>>>

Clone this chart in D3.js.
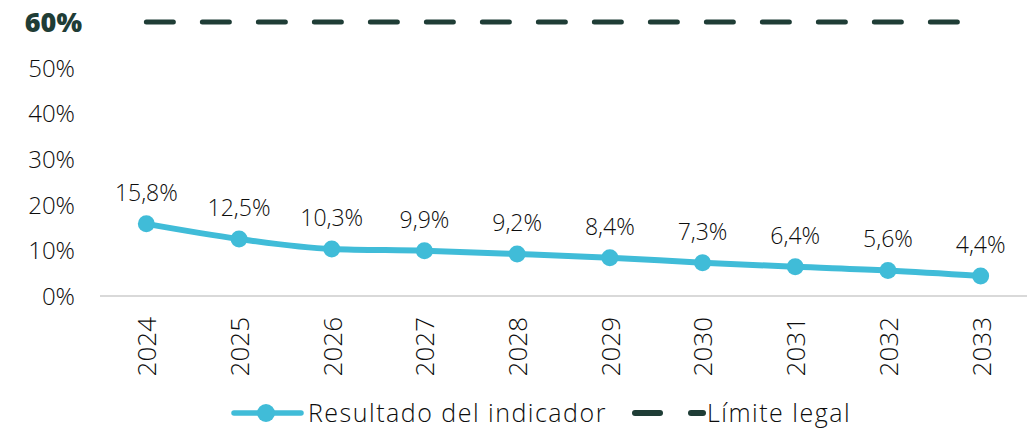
<!DOCTYPE html>
<html>
<head>
<meta charset="utf-8">
<script src="https://cdn.jsdelivr.net/npm/d3@7"></script>
<style>
  html, body { margin: 0; padding: 0; background: #fff; }
  svg { display: block; font-family: "Open Sans", Lato, sans-serif; font-weight: 300; }
</style>
</head>
<body>
<svg id="chart" width="1029" height="432"></svg>
<script>
// Indicator projection by year
const years = ["2024", "2025", "2026", "2027", "2028", "2029", "2030", "2031", "2032", "2033"];
const indicator = [15.8, 12.5, 10.3, 9.9, 9.2, 8.4, 7.3, 6.4, 5.6, 4.4];
const legalLimit = [60, 60, 60, 60, 60, 60, 60, 60, 60, 60];
const yTicks = [0, 10, 20, 30, 40, 50, 60];
const seriesNames = ["Resultado del indicador", "Límite legal"];

const lineColor = "#40bcd8";
const limitColor = "#1f3d36";
const textColor = "#0d0d0d";
const font = "'Open Sans', Lato, sans-serif";

const svg = d3.select("#chart");
const plot = { left: 100, right: 1027, top: 22, bottom: 296 };

const x = d3.scalePoint().domain(years).range([plot.left, plot.right]).padding(0.5);
const y = d3.scaleLinear().domain([0, 60]).range([plot.bottom, plot.top]);

const fmt = v => d3.format(".1f")(v).replace(".", ",") + "%";

// Baseline axis
svg.append("line")
  .attr("x1", plot.left).attr("x2", plot.right)
  .attr("y1", y(0)).attr("y2", y(0))
  .attr("stroke", "#d9d9d9").attr("stroke-width", 2);

// Y axis tick labels (no line)
const yAxis = d3.axisLeft(y).tickValues(yTicks).tickSize(0).tickPadding(0)
  .tickFormat(d => d + "%");
const gy = svg.append("g").attr("transform", "translate(75,0)").call(yAxis);
gy.select(".domain").remove();
gy.selectAll("text")
  .attr("font-family", font)
  .attr("font-weight", 300)
  .attr("font-size", 24)
  .attr("fill", textColor)
  .attr("dy", "0.36em");
gy.selectAll(".tick").filter(d => d === 60).select("text")
  .attr("font-size", 27)
  .attr("font-weight", 800)
  .attr("fill", limitColor)
  .attr("x", 7);

// X axis: rotated year labels
const xAxis = d3.axisBottom(x).tickSize(0).tickPadding(0);
const gx = svg.append("g").attr("transform", `translate(0,${plot.bottom})`).call(xAxis);
gx.select(".domain").remove();
gx.selectAll("text")
  .attr("font-family", font)
  .attr("font-weight", 300)
  .attr("font-size", 26)
  .attr("fill", textColor)
  .attr("transform", "rotate(-90)")
  .attr("text-anchor", "end")
  .attr("x", -21)
  .attr("y", 0)
  .attr("dy", "0.36em");

// Legal limit dashed line
const line = d3.line().x((d, i) => x(years[i])).y(d => y(d));
svg.append("path")
  .datum(legalLimit)
  .attr("d", line)
  .attr("fill", "none")
  .attr("stroke", limitColor)
  .attr("stroke-width", 5)
  .attr("stroke-linecap", "round")
  .attr("stroke-dasharray", "27 29");

// Indicator line
svg.append("path")
  .datum(indicator)
  .attr("d", d3.line().x((d, i) => x(years[i])).y(d => y(d)).curve(d3.curveMonotoneX))
  .attr("fill", "none")
  .attr("stroke", lineColor)
  .attr("stroke-width", 6)
  .attr("stroke-linejoin", "round");

svg.append("g").selectAll("circle")
  .data(indicator)
  .join("circle")
  .attr("cx", (d, i) => x(years[i]))
  .attr("cy", d => y(d))
  .attr("r", 8.5)
  .attr("fill", lineColor);

// Value labels
svg.append("g").selectAll("text")
  .data(indicator)
  .join("text")
  .attr("x", (d, i) => x(years[i]))
  .attr("y", d => y(d) - 23)
  .attr("text-anchor", "middle")
  .attr("font-size", 23)
  .attr("fill", textColor)
  .text(d => fmt(d));

// Legend
const lg = svg.append("g").attr("transform", "translate(0,413)");
lg.append("line").attr("x1", 234).attr("x2", 301).attr("y1", 0).attr("y2", 0)
  .attr("stroke", lineColor).attr("stroke-width", 5.5).attr("stroke-linecap", "round");
lg.append("circle").attr("cx", 266).attr("cy", 0).attr("r", 9).attr("fill", lineColor);
lg.append("text").attr("x", 308).attr("y", 0).attr("dy", "0.36em")
  .attr("font-size", 25).attr("letter-spacing", 1.5).attr("fill", textColor).text(seriesNames[0]);

lg.append("line").attr("x1", 635).attr("x2", 660).attr("y1", 0).attr("y2", 0)
  .attr("stroke", limitColor).attr("stroke-width", 6).attr("stroke-linecap", "round");
lg.append("line").attr("x1", 691).attr("x2", 703).attr("y1", 0).attr("y2", 0)
  .attr("stroke", limitColor).attr("stroke-width", 6).attr("stroke-linecap", "round");
lg.append("text").attr("x", 707).attr("y", 0).attr("dy", "0.36em")
  .attr("font-size", 25).attr("letter-spacing", 1.5).attr("fill", textColor).text(seriesNames[1]);
</script>
</body>
</html>
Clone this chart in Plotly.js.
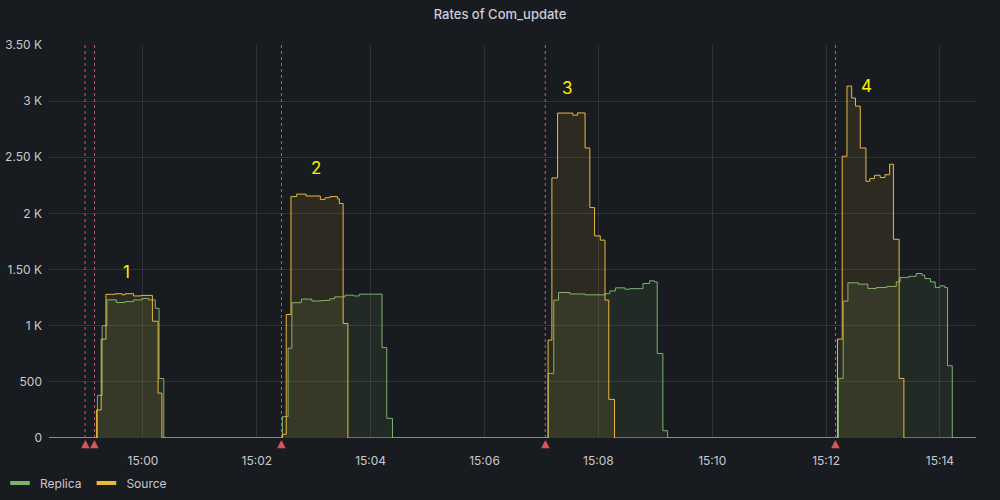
<!DOCTYPE html>
<html>
<head>
<meta charset="utf-8">
<script src="https://cdn.plot.ly/plotly-3.0.1.min.js"></script>
<style>
  html, body { margin: 0; padding: 0; background: #181b1f; }
  #chart { width: 1000px; height: 500px; }
</style>
</head>
<body>
<div id="chart"></div>
<script>
// ---- data (times on 15:xx clock, step series) ----
const DAY = '2021-06-01 ';
const rangeStart = '14:58:21';
const rangeEnd = '15:14:38';

const replicaTimes = [
  '14:58:21',
  '14:59:12','14:59:17','14:59:22','14:59:32','14:59:41','14:59:50','14:59:59','15:00:06','15:00:13','15:00:17','15:00:22',
  '15:02:27','15:02:33','15:02:37','15:02:47','15:02:58','15:03:08','15:03:17','15:03:22','15:03:33','15:03:42','15:03:48','15:04:12','15:04:17','15:04:23',
  '15:07:07','15:07:13','15:07:18','15:07:30','15:07:46','15:08:07','15:08:12','15:08:18','15:08:28','15:08:33','15:08:47','15:08:54','15:08:59','15:09:02','15:09:08','15:09:13',
  '15:12:13','15:12:18','15:12:23','15:12:34','15:12:44','15:12:53','15:13:04','15:13:14','15:13:18','15:13:27','15:13:35','15:13:41','15:13:44','15:13:50','15:13:55','15:14:00','15:14:05','15:14:08','15:14:13',
  '15:14:38'
];
const replicaValues = [
  0,
  380,1000,1230,1207,1215,1230,1243,1230,1155,530,0,
  190,800,1205,1237,1220,1225,1240,1257,1272,1265,1281,805,175,0,
  575,1228,1296,1283,1275,1285,1310,1337,1325,1330,1376,1400,1390,753,65,0,
  531,1219,1382,1370,1332,1340,1350,1391,1430,1440,1465,1450,1420,1390,1341,1355,1340,643,0,
  0
];

const sourceTimes = [
  '14:58:21',
  '14:59:11','14:59:16','14:59:21','14:59:31','14:59:38','14:59:41','14:59:50','14:59:58','15:00:10','15:00:16','15:00:20',
  '15:02:27','15:02:31','15:02:36','15:02:42','15:02:52','15:03:07','15:03:12','15:03:17','15:03:25','15:03:27','15:03:31','15:03:36',
  '15:07:07','15:07:11','15:07:17','15:07:33','15:07:38','15:07:46','15:07:51','15:07:56','15:08:02','15:08:07','15:08:11','15:08:17',
  '15:12:12','15:12:17','15:12:22','15:12:27','15:12:31','15:12:36','15:12:42','15:12:46','15:12:51','15:12:57','15:13:02','15:13:07','15:13:11','15:13:17','15:13:22',
  '15:14:38'
];
const sourceValues = [
  0,
  250,880,1280,1285,1275,1285,1265,1270,1040,400,0,
  33,1100,2150,2172,2155,2125,2140,2150,2130,2088,1020,0,
  872,2316,2894,2875,2895,2583,2052,1800,1762,1228,344,0,
  881,2509,3134,3028,2956,2583,2286,2310,2340,2320,2345,2438,1770,531,0,
  0
];

// annotation events (Grafana annotations)
const eventTimes = ['14:58:59','14:59:09','15:02:26','15:07:04','15:12:10'];

// numbered labels
const labelText = ['1','2','3','4'];
const labelTimes = ['14:59:43','15:03:02','15:07:27','15:12:43'];
const labelValues = [1477,2402,3114,3132];

// axis ticks
const yTickVals = [0,500,1000,1500,2000,2500,3000,3500];
const yTickText = ['0','500','1 K','1.50 K','2 K','2.50 K','3 K','3.50 K'];

// ---- build ----
const ts = arr => arr.map(t => DAY + t);
const GREEN = '#7EB26D';
const YELLOW = '#EAB839';
const EVENT = '#d9545c';
const TXT = '#c8c9d0';
const GRID = 'rgba(204,204,220,0.13)';

const traces = [
  {
    x: ts(replicaTimes), y: replicaValues, type: 'scatter', mode: 'lines',
    line: {color: GREEN, width: 1, shape: 'hv'},
    fill: 'tozeroy', fillcolor: 'rgba(126,178,109,0.10)',
    cliponaxis: false, showlegend: false, hoverinfo: 'skip'
  },
  {
    x: ts(sourceTimes), y: sourceValues, type: 'scatter', mode: 'lines',
    line: {color: YELLOW, width: 1, shape: 'hv'},
    fill: 'tozeroy', fillcolor: 'rgba(234,184,57,0.10)',
    cliponaxis: false, showlegend: false, hoverinfo: 'skip'
  },
  {
    x: [null], y: [null], type: 'scatter', mode: 'markers', name: 'Replica',
    marker: {symbol: 'line-ew-open', size: 14, color: GREEN, line: {color: GREEN, width: 4}}
  },
  {
    x: [null], y: [null], type: 'scatter', mode: 'markers', name: 'Source',
    marker: {symbol: 'line-ew-open', size: 14, color: YELLOW, line: {color: YELLOW, width: 4}}
  }
];

const shapes = eventTimes.map(t => ({
  type: 'line', xref: 'x', yref: 'paper', x0: DAY + t, x1: DAY + t, y0: 0, y1: 1,
  line: {color: EVENT, width: 1, dash: '3px,3px'}, layer: 'above'
}));

const annotations = labelText.map((s, i) => ({
  x: DAY + labelTimes[i], y: labelValues[i], xref: 'x', yref: 'y',
  text: s, showarrow: false,
  font: {family: 'Inter, Roboto, sans-serif', size: 17, color: '#ffee00'}
})).concat(eventTimes.map(t => ({
  x: DAY + t, y: 0, xref: 'x', yref: 'y',
  text: '▲', showarrow: false, yanchor: 'middle', yshift: -5,
  font: {family: 'DejaVu Sans, sans-serif', size: 11, color: EVENT}
})));

const layout = {
  width: 1000, height: 500,
  paper_bgcolor: '#181b1f', plot_bgcolor: '#181b1f',
  margin: {l: 49, r: 24, t: 45, b: 62},
  font: {family: 'Inter, Roboto, sans-serif', size: 12, color: TXT},
  title: {
    text: 'Rates of Com_update',
    font: {family: 'Inter, Roboto, sans-serif', size: 13, color: '#ccccdc', weight: 500},
    x: 0.5, xanchor: 'center', y: 0.972, yanchor: 'middle', yref: 'container'
  },
  xaxis: {
    type: 'date',
    range: [DAY + rangeStart, DAY + rangeEnd],
    tick0: DAY + '15:00:00', dtick: 120000, tickformat: '%H:%M',
    showgrid: true, gridcolor: GRID, gridwidth: 1,
    zeroline: false, showline: false, ticks: '',
    tickfont: {size: 12, color: TXT},
    ticklabelstandoff: 14,
    fixedrange: true
  },
  yaxis: {
    range: [0, 3500],
    tickvals: yTickVals, ticktext: yTickText,
    showgrid: true, gridcolor: GRID, gridwidth: 1,
    zeroline: false, showline: false, ticks: '',
    tickfont: {size: 12, color: TXT},
    ticklabelstandoff: 6,
    fixedrange: true
  },
  showlegend: true,
  legend: {
    orientation: 'h', xref: 'container', yref: 'container',
    x: 0.0, y: 0.005, xanchor: 'left', yanchor: 'bottom',
    font: {size: 12, color: TXT}, bgcolor: 'rgba(0,0,0,0)',
    itemwidth: 30, traceorder: 'normal'
  },
  shapes: shapes,
  annotations: annotations,
  hovermode: false
};

Plotly.newPlot('chart', traces, layout, {displayModeBar: false, staticPlot: true});
</script>
</body>
</html>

<<<

> [Written request] With the pictures left out, restate word for word every line of the data above, from the first down to the line that contains "const fmt = v".

> [Solution to this exercise]
Clone this chart in D3.js.
<!DOCTYPE html>
<html>
<head>
<meta charset="utf-8">
<script src="https://cdn.jsdelivr.net/npm/d3@7"></script>
<style>
  html, body { margin: 0; padding: 0; background: #fff; }
  svg { display: block; font-family: "Open Sans", Lato, sans-serif; font-weight: 300; }
</style>
</head>
<body>
<svg id="chart" width="1029" height="432"></svg>
<script>
// Indicator projection by year
const years = ["2024", "2025", "2026", "2027", "2028", "2029", "2030", "2031", "2032", "2033"];
const indicator = [15.8, 12.5, 10.3, 9.9, 9.2, 8.4, 7.3, 6.4, 5.6, 4.4];
const legalLimit = [60, 60, 60, 60, 60, 60, 60, 60, 60, 60];
const yTicks = [0, 10, 20, 30, 40, 50, 60];
const seriesNames = ["Resultado del indicador", "Límite legal"];

const lineColor = "#40bcd8";
const limitColor = "#1f3d36";
const textColor = "#0d0d0d";
const font = "'Open Sans', Lato, sans-serif";

const svg = d3.select("#chart");
const plot = { left: 100, right: 1027, top: 22, bottom: 296 };

const x = d3.scalePoint().domain(years).range([plot.left, plot.right]).padding(0.5);
const y = d3.scaleLinear().domain([0, 60]).range([plot.bottom, plot.top]);

const fmt = v => d3.format(".1f")(v).replace(".", ",") + "%";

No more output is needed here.